ITALY:  Italian civilian rations are halved in order to allow food exports to Germany. 
 

GREECE: An earthquake leaves 10,000 people homeless in the area of Larissa.

BULGARIA: Sofia: Bulgaria joins the Axis Tripartite pact. After von Ribbentrop confirms in writing that when the new Balkan frontiers are determined, Bulgaria would receive an outlet to the Aegean. Ciano makes a similar promise.



NORTH AFRICA: A Free French column under Leclerc, coming from Chad, has occupied the oasis of Kufra in southern Libya.

ITALIAN SOMALILAND:  The 11th African Division begins a lightning pursuit of the retreating Italian forces north from Mogadishu towards the Ogaden Plateau. 
 

EAST AFRICA: Cunningham reports on the East African front to Wavell:

Enemy evacuating whole of Italian Somaliland. Force at Ischia Baidoa apparently withdrew via Neghelli. South African Div. was unable to cut it off through lack of petrol. Light forces are moving to occupy Lugh Ferrandi and Dolo. Bardera has been occupied.

...Force at Mogadishu has outrun supplies. Harbour cannot be entered for some days pending sweeping operations. Movement of MT by ship to Mogadishu not possible, and rains beginning to render road from Kenya precarious.

The number of operational aircraft available to the Regia Aeronatica is down to forty-two despite a small number of reinforcements from Italy and the return of damaged aircraft to service, a drop of almost 70% from the beginning of the year. Additionally, increased RAF and SAAF fighter activity means that the Italian's primary bomber, the Ca. 133, can not operate without heavy fighter escort. (Mike Yared)(284)

 

COMMONWEALTH OF THE PHILIPPINES: 52 Seversky P-35A’s delivered to Nichols airfield on Luzon.  Flying strength of 3 squadrons in the 4th Composite Group: 42 P-35A’s and 22 P-26A’s.

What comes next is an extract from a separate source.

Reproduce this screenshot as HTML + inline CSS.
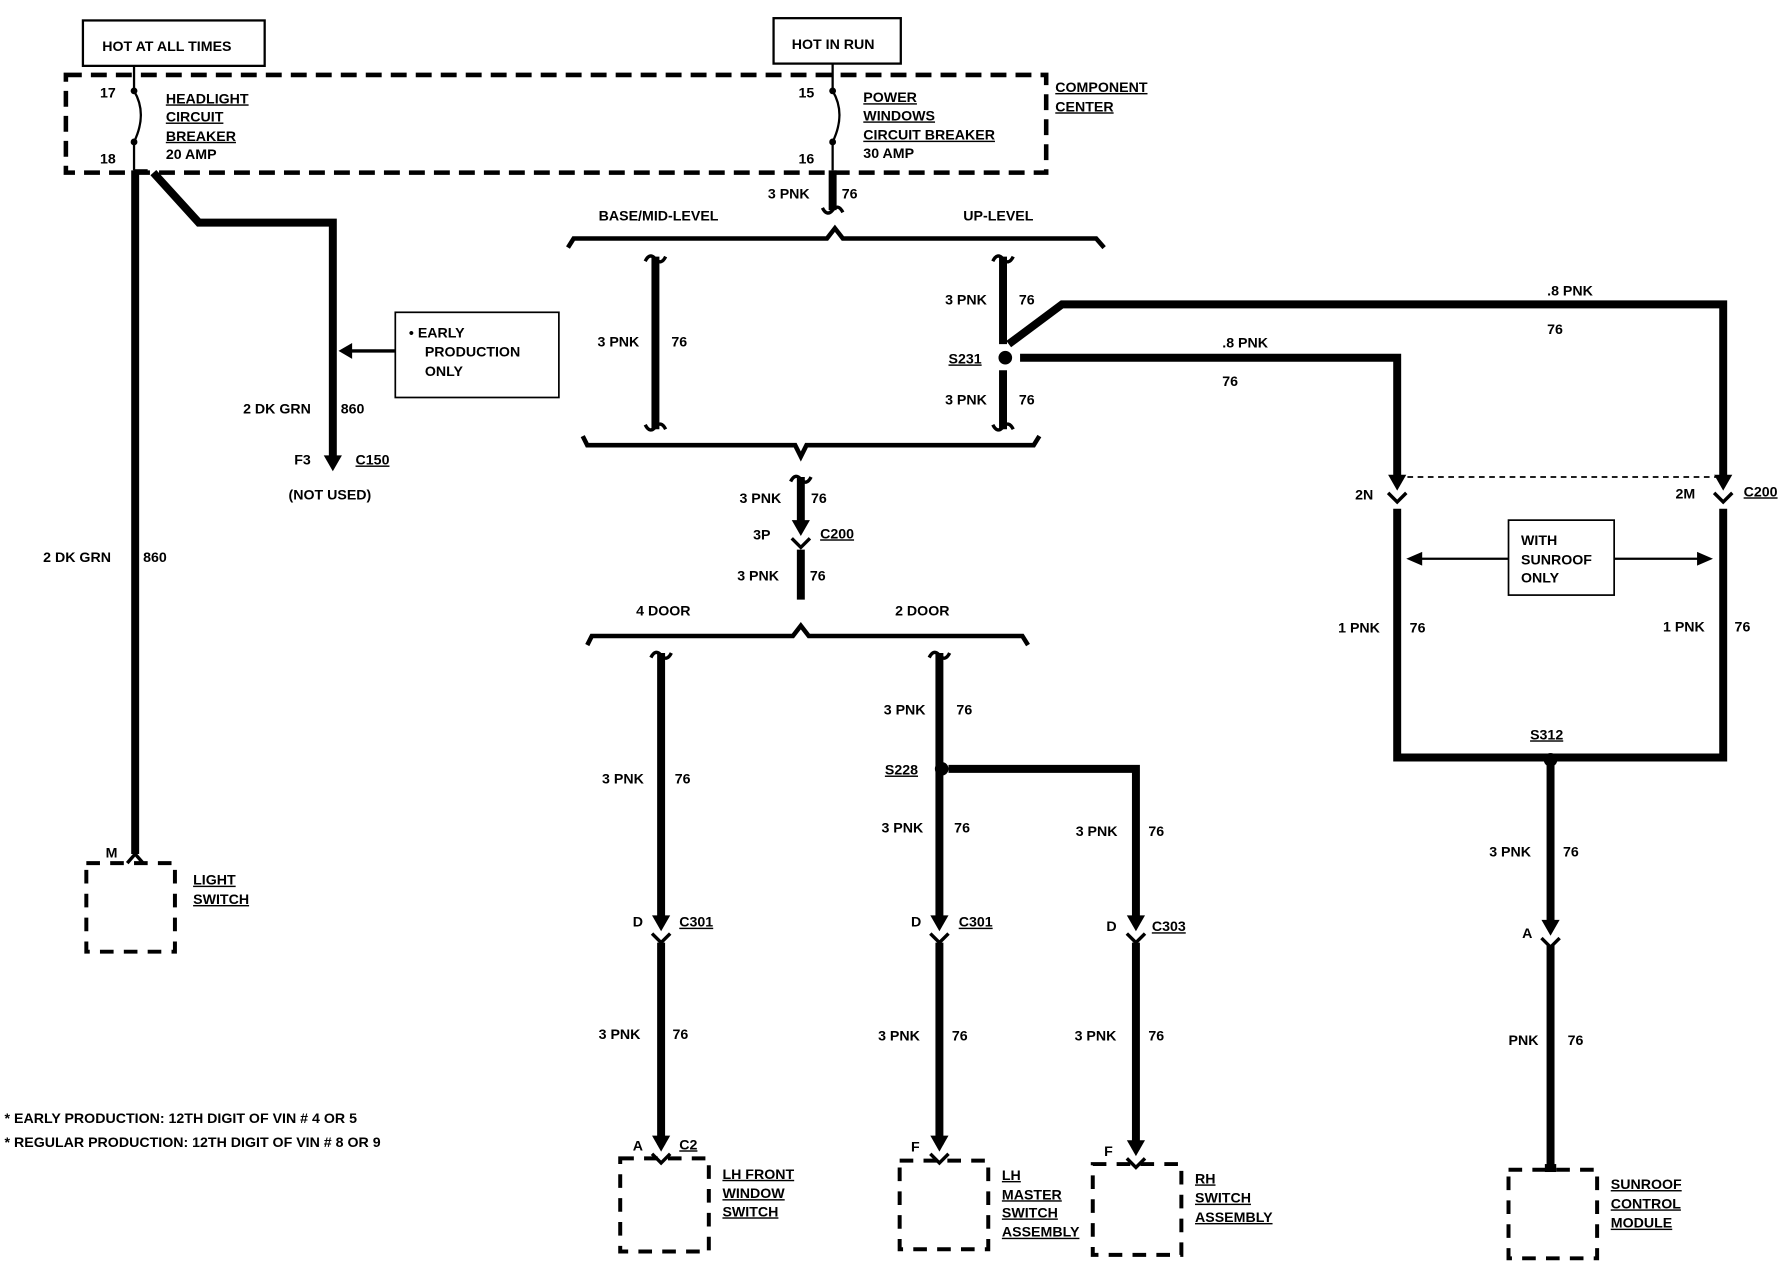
<!DOCTYPE html>
<html><head><meta charset="utf-8"><style>
html,body{margin:0;padding:0;background:#fff;}
svg{display:block;}
text{font-family:"Liberation Sans",sans-serif;font-weight:bold;font-size:12.5px;fill:#000;}
.u{text-decoration:underline;}
</style></head><body>
<svg width="1780" height="1264" viewBox="0 0 1567 1113" preserveAspectRatio="none" xmlns="http://www.w3.org/2000/svg">
<defs>
<g id="curl"><path d="M-9,4 Q-5,-4 0,2 Q5,8 9,0" fill="none" stroke="#000" stroke-width="3"/></g>
<g id="curlb"><path d="M-9,-4 Q-5,4 0,-2 Q5,-8 9,0" fill="none" stroke="#000" stroke-width="3"/></g>
<g id="conn"><polygon points="-8,-12 8,-12 0,2" fill="#000"/><polyline points="-8,4 0,12 8,4" fill="none" stroke="#000" stroke-width="3"/></g>
</defs>
<g fill="none" stroke="#000">
<!-- top boxes -->
<rect x="73" y="18" width="160" height="40" stroke-width="2"/>
<rect x="681" y="16" width="112" height="40" stroke-width="2"/>
<rect x="58" y="66" width="863" height="86" stroke-width="4" stroke-dasharray="14,8"/>
<!-- fuses -->
<path d="M118,58 V80 Q130,100 118,125 V150" stroke-width="2"/>
<path d="M733,56 V80 Q745,100 733,125 V150" stroke-width="2"/>
<path d="M118,150 L130,150" stroke-width="2"/>
<!-- left wires -->
<path d="M119,150 V752" stroke-width="7"/>
<path d="M135,152 L175,196 H293 V405" stroke-width="7"/>
<path d="M348,309 H305" stroke-width="3"/>
<rect x="348" y="275" width="144" height="75" stroke-width="1.5"/>
<!-- fuse2 wire -->
<path d="M733,150 V185" stroke-width="7"/>
<!-- bracket top -->
<path d="M500,218 L505,210 H728 L735,201 L742,210 H965 L972,218" stroke-width="4"/>
<path d="M577,226 V378" stroke-width="7"/>
<path d="M883,226 V303" stroke-width="7"/>
<path d="M883,326 V378" stroke-width="7"/>
<path d="M888,303 L935,268 H1517 V420" stroke-width="7"/>
<path d="M898,315 H1230 V420" stroke-width="7"/>
<!-- bracket 2 -->
<path d="M513,384 L517,392 H700 L705,402 L710,392 H910 L915,384" stroke-width="4"/>
<path d="M705,420 V462" stroke-width="7"/>
<path d="M705,484 V528" stroke-width="7"/>
<!-- bracket 3 -->
<path d="M517,568 L521,560 H698 L705,551 L712,560 H900 L905,568" stroke-width="4"/>
<path d="M582,575 V812" stroke-width="7"/>
<path d="M582,830 V1008" stroke-width="7"/>
<path d="M827,575 V812" stroke-width="7"/>
<path d="M827,830 V1008" stroke-width="7"/>
<path d="M835,677 H1000 V812" stroke-width="7"/>
<path d="M1000,830 V1012" stroke-width="7"/>
<!-- right section -->
<path d="M1230,420 H1517" stroke-width="1.5" stroke-dasharray="5,4"/>
<path d="M1230,448 V667 H1517 V448" stroke-width="7"/>
<path d="M1365,667 V812" stroke-width="7"/>
<path d="M1365,832 V1030" stroke-width="7"/>
<rect x="1328" y="458" width="93" height="66" stroke-width="1.5"/>
<path d="M1328,492 H1245 M1421,492 H1500" stroke-width="2"/>
<!-- dashed component boxes -->
<rect x="76" y="760" width="78" height="78" stroke-width="3.5" stroke-dasharray="12,9"/>
<rect x="546" y="1020" width="78" height="82" stroke-width="3.5" stroke-dasharray="12,9"/>
<rect x="792" y="1022" width="78" height="78" stroke-width="3.5" stroke-dasharray="12,9"/>
<rect x="962" y="1025" width="78" height="80" stroke-width="3.5" stroke-dasharray="12,9"/>
<rect x="1328" y="1030" width="78" height="78" stroke-width="3.5" stroke-dasharray="12,9"/>
<path d="M119,752 L112,760 M119,752 L126,760" stroke-width="3"/>
</g>
<!-- dots -->
<g fill="#000">
<circle cx="118" cy="80" r="3"/><circle cx="118" cy="125" r="3"/>
<circle cx="733" cy="80" r="3"/><circle cx="733" cy="125" r="3"/>
<circle cx="885" cy="315" r="6"/><circle cx="829" cy="677" r="6"/><circle cx="1365" cy="669" r="6"/>
<polygon points="293,415 285,401 301,401"/>
<polygon points="298,309 310,302 310,316"/>
<polygon points="1238,492 1252,486 1252,498"/>
<polygon points="1508,492 1494,486 1494,498"/>
</g>
<!-- curls -->
<use href="#curlb" x="733" y="187"/>
<use href="#curl" x="577" y="226"/><use href="#curlb" x="577" y="378"/>
<use href="#curl" x="883" y="226"/><use href="#curlb" x="883" y="378"/>
<use href="#curl" x="705" y="420"/>
<use href="#curl" x="582" y="575"/><use href="#curl" x="827" y="575"/>
<!-- connectors -->
<use href="#conn" x="1230" y="430"/><use href="#conn" x="1517" y="430"/>
<use href="#conn" x="705" y="470"/>
<use href="#conn" x="582" y="818"/><use href="#conn" x="827" y="818"/><use href="#conn" x="1000" y="818"/>
<use href="#conn" x="1365" y="822"/>
<use href="#conn" x="582" y="1012"/><use href="#conn" x="827" y="1012"/><use href="#conn" x="1000" y="1016"/>
<rect x="1360" y="1025" width="10" height="7" fill="#000"/>
<!-- text -->
<text x="90" y="45">HOT AT ALL TIMES</text>
<text x="697" y="43">HOT IN RUN</text>
<text x="88" y="86">17</text><text x="88" y="144">18</text>
<text x="146" y="91" class="u">HEADLIGHT</text><text x="146" y="107" class="u">CIRCUIT</text>
<text x="146" y="124" class="u">BREAKER</text><text x="146" y="140">20 AMP</text>
<text x="703" y="86">15</text><text x="703" y="144">16</text>
<text x="760" y="90" class="u">POWER</text><text x="760" y="106" class="u">WINDOWS</text>
<text x="760" y="123" class="u">CIRCUIT BREAKER</text><text x="760" y="139">30 AMP</text>
<text x="929" y="81" class="u">COMPONENT</text><text x="929" y="98" class="u">CENTER</text>
<text x="676" y="175">3 PNK</text><text x="741" y="175">76</text>
<text x="527" y="194">BASE/MID-LEVEL</text><text x="848" y="194">UP-LEVEL</text>
<text x="526" y="305">3 PNK</text><text x="591" y="305">76</text>
<text x="832" y="268">3 PNK</text><text x="897" y="268">76</text>
<text x="835" y="320" class="u">S231</text>
<text x="832" y="356">3 PNK</text><text x="897" y="356">76</text>
<text x="1362" y="260">.8 PNK</text><text x="1362" y="294">76</text>
<text x="1076" y="306">.8 PNK</text><text x="1076" y="340">76</text>
<text x="360" y="297">•  EARLY</text><text x="374" y="314">PRODUCTION</text><text x="374" y="331">ONLY</text>
<text x="214" y="364">2 DK GRN</text><text x="300" y="364">860</text>
<text x="259" y="409">F3</text><text x="313" y="409" class="u">C150</text>
<text x="254" y="440">(NOT USED)</text>
<text x="38" y="495">2 DK GRN</text><text x="126" y="495">860</text>
<text x="651" y="443">3 PNK</text><text x="714" y="443">76</text>
<text x="663" y="475">3P</text><text x="722" y="474" class="u">C200</text>
<text x="649" y="511">3 PNK</text><text x="713" y="511">76</text>
<text x="560" y="542">4 DOOR</text><text x="788" y="542">2 DOOR</text>
<text x="1193" y="440">2N</text><text x="1475" y="439">2M</text><text x="1535" y="437" class="u">C200</text>
<text x="1339" y="480">WITH</text><text x="1339" y="497">SUNROOF</text><text x="1339" y="513">ONLY</text>
<text x="1178" y="557">1 PNK</text><text x="1241" y="557">76</text>
<text x="1464" y="556">1 PNK</text><text x="1527" y="556">76</text>
<text x="1347" y="651" class="u">S312</text>
<text x="778" y="629">3 PNK</text><text x="842" y="629">76</text>
<text x="779" y="682" class="u">S228</text>
<text x="530" y="690">3 PNK</text><text x="594" y="690">76</text>
<text x="776" y="733">3 PNK</text><text x="840" y="733">76</text>
<text x="947" y="736">3 PNK</text><text x="1011" y="736">76</text>
<text x="1311" y="754">3 PNK</text><text x="1376" y="754">76</text>
<text x="93" y="755">M</text>
<text x="170" y="779" class="u">LIGHT</text><text x="170" y="796" class="u">SWITCH</text>
<text x="557" y="816">D</text><text x="598" y="816" class="u">C301</text>
<text x="802" y="816">D</text><text x="844" y="816" class="u">C301</text>
<text x="974" y="820">D</text><text x="1014" y="820" class="u">C303</text>
<text x="1340" y="826">A</text>
<text x="527" y="915">3 PNK</text><text x="592" y="915">76</text>
<text x="773" y="916">3 PNK</text><text x="838" y="916">76</text>
<text x="946" y="916">3 PNK</text><text x="1011" y="916">76</text>
<text x="1328" y="920">PNK</text><text x="1380" y="920">76</text>
<text x="4" y="989">*   EARLY PRODUCTION: 12TH DIGIT OF VIN # 4 OR 5</text>
<text x="4" y="1010">*   REGULAR PRODUCTION: 12TH DIGIT OF VIN # 8 OR 9</text>
<text x="557" y="1013">A</text><text x="598" y="1012" class="u">C2</text>
<text x="802" y="1014">F</text><text x="972" y="1018">F</text>
<text x="636" y="1038" class="u">LH FRONT</text><text x="636" y="1055" class="u">WINDOW</text><text x="636" y="1071" class="u">SWITCH</text>
<text x="882" y="1039" class="u">LH</text><text x="882" y="1056" class="u">MASTER</text><text x="882" y="1072" class="u">SWITCH</text><text x="882" y="1089" class="u">ASSEMBLY</text>
<text x="1052" y="1042" class="u">RH</text><text x="1052" y="1059" class="u">SWITCH</text><text x="1052" y="1076" class="u">ASSEMBLY</text>
<text x="1418" y="1047" class="u">SUNROOF</text><text x="1418" y="1064" class="u">CONTROL</text><text x="1418" y="1081" class="u">MODULE</text>
</svg>
</body></html>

Vice Admiral John H Newton, Jr, Commander, Cruisers, Scouting Force, Pacific Fleet, takes a cruiser division and destroyer squadron from Hawaii to Australia and New Zealand and return.  The voyage is exceedingly secret, and it remains a most murky transaction. (Marc Small)

AUSTRALIA: Minesweeper HMAS Bendigo launched.

U.S.A.: The first radio station in the country to receive a license for Frequency Modulation (FM) transmission, W47NV in Nashville, Tennessee, begins broadcasting. The station started its FM broadcast with a commercial for Nashville's Standard Candy Company. 
     "Duffy’s Tavern," where “the elite meet to eat,” debuts on CBS radio on this Saturday night between 2030 and 2100 hours Eastern Time sponsored by Schick Razors. The show remained on the air until January 1952. 
     In New York City, the National Broadcasting Company’s experimental TV station W2XBS broadcasts a track meet from Madison Square Garden at 2030 hours local.

Submarine USS Grayling commissioned.

Destroyer USS Meredith commissioned.

Submarine USS Grunion laid down.

ATLANTIC OCEAN: At 2356, steam tanker Cadillac in Convoy HX-109 was torpedoed and sunk by U-552 NE of Rockall. The master, 32 crewmembers, two gunners and two passengers were lost. Four crewmembers and one passenger were picked up by HMS Malcolm and landed at Stornoway on 3 March.